The at-home model goes a long way to accomplishing what became a battle cry at this year’s show: the need for agility. As the 4K (and 8K) debate rages and fans’ media-consumption habits change on a whim, sports broadcasters yearn to be agile in hopes of preparing themselves for whatever may be on the horizon. Tired of costly physical-infrastructure investments and bosses screaming about how they haven’t even recouped their investment for HD, let alone justified a 4K investment, broadcast engineers are turning to software- and cloud-based solutions (and, yes, even the dark arts of IP) to remain agile in a world fraught with potential technological pitfalls.

This is precisely what makes at the at-home-production model and the IP-contribution schemes that go with it so attractive to broadcasters: cut costs onsite now while preparing the operation for an uncertain future.

Of course, obstacles remain. The at-home model requires costly connectivity, whether fat fiber pipes or a dish in the sky (although contribution and distribution over the open Internet have made serious gains in the past two years). That may not be a problem for the Pac-12, Big 10, or SEC, all of which have robust fiber networks connecting their respective campuses and broadcast centers, but the majority of U.S. sports venues still lack affordable connectivity that would allow at-home productions to meet their bottom line.

Nonetheless, as even the largest of shows begin to embrace these workflows for certain portions of their shows — NFL on CBS, ESPN, Fox, and NBC included — it seems that at-home production is quickly becoming more than just a burgeoning trend but, rather, a way of life. And, judging by the showing at NAB 2015, there are plenty of vendors ready and willing to help make that happen.

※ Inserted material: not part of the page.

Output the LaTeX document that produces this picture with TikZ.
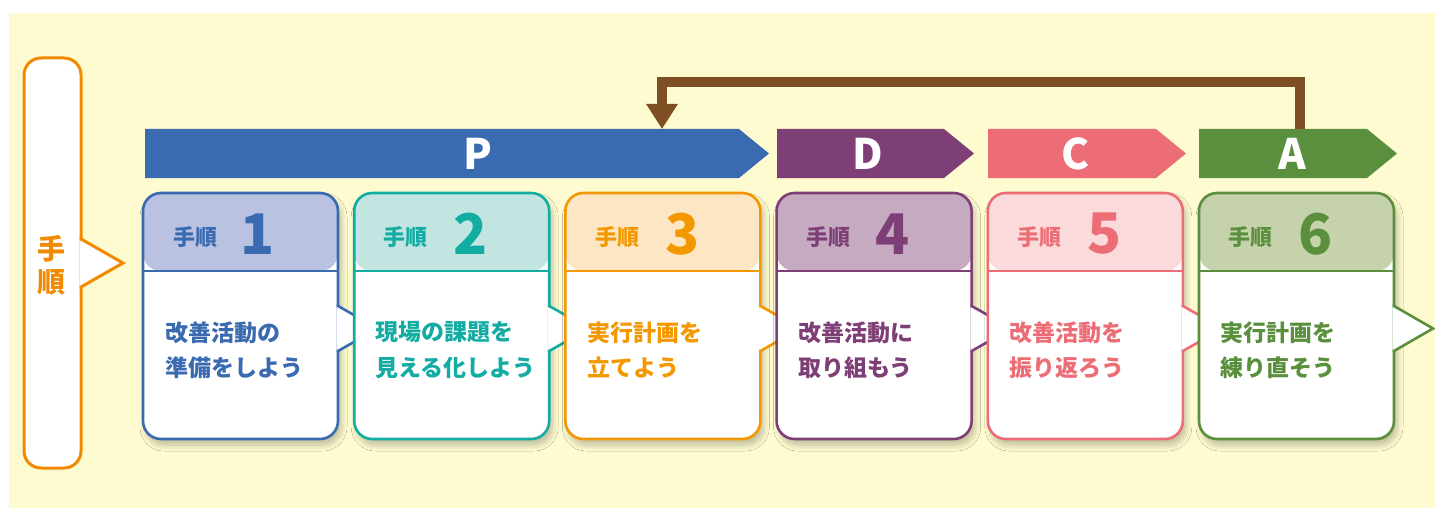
\documentclass[tikz,border=0pt]{standalone}
\usepackage{fontspec}
\usepackage{tikz}
\usetikzlibrary{arrows.meta,shadows.blur}
\newfontfamily\jpfont{Noto Sans CJK JP}
\definecolor{cream}{HTML}{FEFBD0}
\definecolor{lblorange}{HTML}{F18A00}
\definecolor{fbbrown}{HTML}{7E4F22}
\definecolor{cblue}{HTML}{3A6AB0}
\definecolor{hblue}{HTML}{B9C3E1}
\definecolor{cteal}{HTML}{13ACA3}
\definecolor{hteal}{HTML}{C2E5E2}
\definecolor{corange}{HTML}{F39800}
\definecolor{horange}{HTML}{FCE6C4}
\definecolor{cpurple}{HTML}{7E3F76}
\definecolor{hpurple}{HTML}{C5AAC2}
\definecolor{cpink}{HTML}{EC6D76}
\definecolor{hpink}{HTML}{FADADA}
\definecolor{cgreen}{HTML}{5A8F3D}
\definecolor{hgreen}{HTML}{C6D2AC}
\tikzstyle{stephead}=[font=\jpfont\bfseries\fontsize{11pt}{13pt}\selectfont,inner sep=0pt]
\tikzstyle{stepnum}=[font=\jpfont\bfseries\fontsize{28pt}{30pt}\selectfont,inner sep=0pt]
\tikzstyle{steptext}=[font=\jpfont\bfseries\fontsize{11.5pt}{17.5pt}\selectfont,align=left,anchor=west,inner sep=0pt]
\tikzstyle{phase}=[font=\jpfont\bfseries\fontsize{21pt}{23pt}\selectfont,text=white,inner sep=0pt]
\tikzstyle{tab}=[fill=white,line width=1.3pt]
\tikzstyle{feedback}=[draw=fbbrown,line width=5pt,-{Triangle[width=15pt,length=12.5pt]}]

\begin{document}
\begin{tikzpicture}[x=0.5pt,y=-0.5pt]
      \tikzset{card/.style 2 args={draw=#1,fill=white,line width=1.3pt,rounded corners=9pt,
          minimum width=97.5pt,minimum height=123pt,inner sep=0pt,
          blur shadow={shadow xshift=1.5pt,shadow yshift=-3pt,shadow blur radius=3pt,shadow blur steps=8,shadow opacity=25},
          path picture={\fill[#2] (path picture bounding box.north west) rectangle ([yshift=-39pt]path picture bounding box.north east);
            \draw[#1,line width=1.3pt] ([yshift=-39pt]path picture bounding box.north west) -- ([yshift=-39pt]path picture bounding box.north east);}}}
      \useasboundingbox (0,0) rectangle (1435,508);
      \fill[cream] (9,13) rectangle (1435,508);
      % left label
      \node[draw=lblorange,fill=white,line width=1.5pt,rounded corners=8.5pt,minimum width=28.5pt,minimum height=205pt] (lbl) at (52.5,263) {};
      \filldraw[tab,draw=lblorange,line width=1.5pt] (79.5,239) -- (81,239) -- (123,263) -- (81,287) -- (79.5,287);
      \node[font=\jpfont\bfseries\fontsize{14pt}{16.5pt}\selectfont,text=lblorange,align=center,inner sep=0pt] (lbltext) at (51,265.5) {手\\順};
      % phase bars
      \fill[cblue] (145,129) -- (739,129) -- (769,153.5) -- (739,178) -- (145,178) -- cycle;
      \fill[cpurple] (777,129) -- (944,129) -- (974,153.5) -- (944,178) -- (777,178) -- cycle;
      \fill[cpink] (988,129) -- (1156,129) -- (1186,153.5) -- (1156,178) -- (988,178) -- cycle;
      \fill[cgreen] (1199,129) -- (1367,129) -- (1397,153.5) -- (1367,178) -- (1199,178) -- cycle;
      \node[phase] (P) at (478,154) {P};
      \node[phase] (D) at (868,154) {D};
      \node[phase] (C) at (1075,154) {C};
      \node[phase] (A) at (1292,154) {A};
      \coordinate (Atop) at (1300,129);
      \coordinate (Pin) at (662,129);
      \draw[feedback] (Atop) -- ++(0,-47) -| (Pin);
      % step 1
      \node[card={cblue}{hblue}] (box1) at (240.5,316) {};
      \node[stephead,text=cblue] (head1) at (195,237) {手順};
      \node[stepnum,text=cblue] (num1) at (258,234) {1};
      \node[steptext,text=cblue] (text1) at (165,350) {改善活動の\\準備をしよう};
      \filldraw[tab,draw=cblue] (336.7,306) -- (338,306) -- (378,328.5) -- (338,351) -- (336.7,351);
      % step 2
      \node[card={cteal}{hteal}] (box2) at (451.7,316) {};
      \node[stephead,text=cteal] (head2) at (405,237) {手順};
      \node[stepnum,text=cteal] (num2) at (471,234) {2};
      \node[steptext,text=cteal] (text2) at (375,350) {現場の課題を\\見える化しよう};
      \filldraw[tab,draw=cteal] (547.9,306) -- (549.2,306) -- (589.2,328.5) -- (549.2,351) -- (547.9,351);
      % step 3
      \node[card={corange}{horange}] (box3) at (662.9,316) {};
      \node[stephead,text=corange] (head3) at (617,237) {手順};
      \node[stepnum,text=corange] (num3) at (683,234) {3};
      \node[steptext,text=corange] (text3) at (587,350) {実行計画を\\立てよう};
      \filldraw[tab,draw=corange] (759.1,306) -- (760.4,306) -- (800.4,328.5) -- (760.4,351) -- (759.1,351);
      % step 4
      \node[card={cpurple}{hpurple}] (box4) at (874.1,316) {};
      \node[stephead,text=cpurple] (head4) at (828,237) {手順};
      \node[stepnum,text=cpurple] (num4) at (893,234) {4};
      \node[steptext,text=cpurple] (text4) at (798,350) {改善活動に\\取り組もう};
      \filldraw[tab,draw=cpurple] (970.3,306) -- (971.6,306) -- (1011.6,328.5) -- (971.6,351) -- (970.3,351);
      % step 5
      \node[card={cpink}{hpink}] (box5) at (1085.3,316) {};
      \node[stephead,text=cpink] (head5) at (1039,237) {手順};
      \node[stepnum,text=cpink] (num5) at (1105,234) {5};
      \node[steptext,text=cpink] (text5) at (1009,350) {改善活動を\\振り返ろう};
      \filldraw[tab,draw=cpink] (1181.5,306) -- (1182.8,306) -- (1222.8,328.5) -- (1182.8,351) -- (1181.5,351);
      % step 6
      \node[card={cgreen}{hgreen}] (box6) at (1296.5,316) {};
      \node[stephead,text=cgreen] (head6) at (1250,237) {手順};
      \node[stepnum,text=cgreen] (num6) at (1316,234) {6};
      \node[steptext,text=cgreen] (text6) at (1220,350) {実行計画を\\練り直そう};
      \filldraw[tab,draw=cgreen] (1392.7,306) -- (1394,306) -- (1433,328.5) -- (1394,351) -- (1392.7,351);
      \end{tikzpicture}
\end{document}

Licensing Options Address Agility
Although at-home production may have the biggest impact on live sports production in the long term, one headline with a major immediate impact on acquisition centered on two booths: Grass Valley and Sony.

Grass Valley’s LDX XtremeSpeed 6X camera took the industry by storm last year: dozens of units were shipped to rental houses and mobile-unit providers, and it quickly became a go-to option for live sports productions that wanted slo-mo images without having to worry about a triggering mechanism or difficulty matching HD cameras. Grass Valley and Sony took it one step further at the show, unveiling high-speed/4K hybrid cameras that have essentially the same form factor and functionality as traditional HD broadcast cameras.

Grass Valley’s LDX 86 Universe switchable camera system can be changed from a standard HD camera to either a 4K camera or a 6X HD camera via a temporary software license (on a perpetual or one-week basis). This allows live sports productions to address the hot trends of 4K and ultra-high-speed capture without buying dedicated specialty cameras. In addition, the company introduced the K2 Dyno Universe, a replay server that allows 4K or 6X replay without doubling the number of servers, rack space, or operators.

For its part, Sony introduced the HDC4300 camera, the world’s first camera to use three ⅔-in. 4K imagers. The camera has optional licensing for 4K capture or up 8X slo-mo recording and ships with the ability to capture 1080ptgy/60 fps natively as well as 1080p/180 fps. Sony has already secured large agreements with Game Creek Video, NEP, and Bexel to ship cameras for their customers, including CBS, Fox Sports, and NBC Sports.

Both Sony and Grass Valley’s optional licensing programs for 8K and high-speed functionality in these systems once again highlight both the industry’s desire to stay agile in an ever changing market and camera vendors’ willingness to respond with viable transition models.

While widespread full 4K/UHD productions are likely years away — although Mobile TV Group’s launch of a Grass Valley-centric 4K/6X/slo-mo truck signals that they may not be that far off — optional licensing programs like these allow live sports productions to prepare for the future while catering to the present (more high-speed cameras) — without betting the farm on one format.